- Full name: Barangay Health Wellness Association Inc.
- Abbreviation: BHW
- Sector(s) represented: Barangay health workers
- Colors: Orange, green

Website
- bhwpartylist.wordpress.com

= Barangay Health Wellness Partylist =

Political party in the Philippines

Barangay Health Wellness (BHW) Association Inc., also known as the BHW Partylist, is an organization which holds party-list representation in the House of Representatives of the Philippines. It aims to represent the interest of barangay-level health workers.

==Background==
Barangay Health Wellness as a partylist in the House of Representatives designates its primary constituents as barangay health workers. This also includes other people whose responsibilities are related to health at a barangay-level including barangay nutrition scholars (BNSs), barangay sanitary inspectors (BSIs), and barangay service point officers.

In October 2024, BHW Representative Angelica Natasha Co and Congresswoman Stella Quimbo filed an ethics complaint against Wilbert T. Lee, anchored on alleged threats and acts of aggression during a 2025 budget hearing with the Philippine House Committee on Ethics and Privileges.

Election watchdog Kontra Daya tagged BHW on its list of party-list groups that do not serve marginalized groups and have links to political dynasties, big business, or the police or the military, or have corruption cases, since Co is daughter of former Ako Bicol Rep. Christopher Co while Co's co-nominee Martin Aber Sicat is a shareholder of Aremar Construction Corp. who was investigated for allegedly getting kickbacks worth P81.1 million in government bid-rigging schemes.

==Electoral history==
Barangay Health Wellness sought party-list representation in the House of Representatives by participating in the 2019 election. They were able to secure enough votes for a single seat.

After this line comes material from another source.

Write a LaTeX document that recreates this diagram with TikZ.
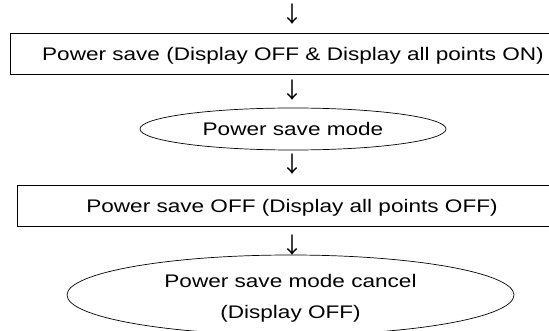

The seat was filled in by Angelica Natasha Co, daughter of former Ako-Bicol representative Christopher Co.

The BHW Partylist was able to retain its lone seat for the 19th Congress following the 2022 election.

| Election | Votes | % | Seats |
|---|---|---|---|
| 2019 | 269,518 | 0.97% | 1 |
| 2022 | 335,598 | 0.91% | 1 |
| 2025 | 203,719 | 0.49% | 0 |

==Representatives to Congress==

| Period | Representative |
| 18th Congress 2019–2022 | Angelica Natasha Co |
| 19th Congress 2022–2025 | Angelica Natasha Co |
Note: A party-list group, can win a maximum of three seats in the House of Representatives.